Kirkus Reviews QR Code
THE FACE OF ANOTHER by Kobo Abe

THE FACE OF ANOTHER

by Kobo Abe

Pub Date: Sept. 19th, 1966
ISBN: 0375726535
Publisher: Knopf

Perhaps more people viewed rather than read Kobo Abe's The Woman in the Dunes (1964) and this sibling has very much the same character; it is just as enclosed, physically and psychically; just as intense, while using the most matter of fact detail—almost to the point of irritability. And like Tanizaki, there's a certain morbidity of material. These notebooks are the record kept by a laboratory scientist whose face, after an accident, is covered with suppurating "leech-like" scars. It not only alienates him, it isolates him. "A monster's face brings loneliness and the loneliness informs his heart." After consulting K, who constructs artificial organs, he decides to model a mask; spends considerable time in investigations, calculations, and finally the choice of a type (aggressive extroverted) for which he will need a consonant personality.

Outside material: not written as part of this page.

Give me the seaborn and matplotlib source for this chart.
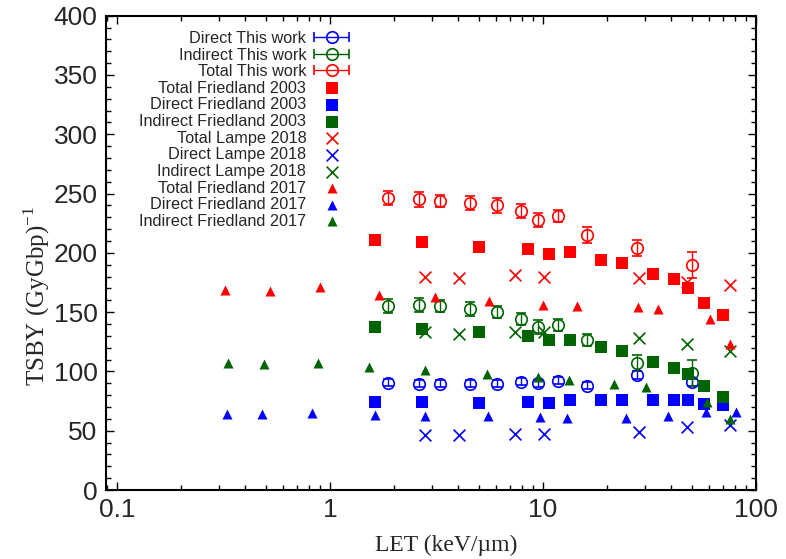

There follows an inevitable duality—his mask is almost another identity ("I casually accompanied the mask out...") and after a renewal of his erotic inclinations, he approaches his wife, realizes he is cuckolding himself. Or is he? Abe's symbolic pantomime is not extroverted; in fact it is very ingrown; but it toys with images and ideas in a fascinating fashion, even while at the expense of both the reader's patience and sensibility.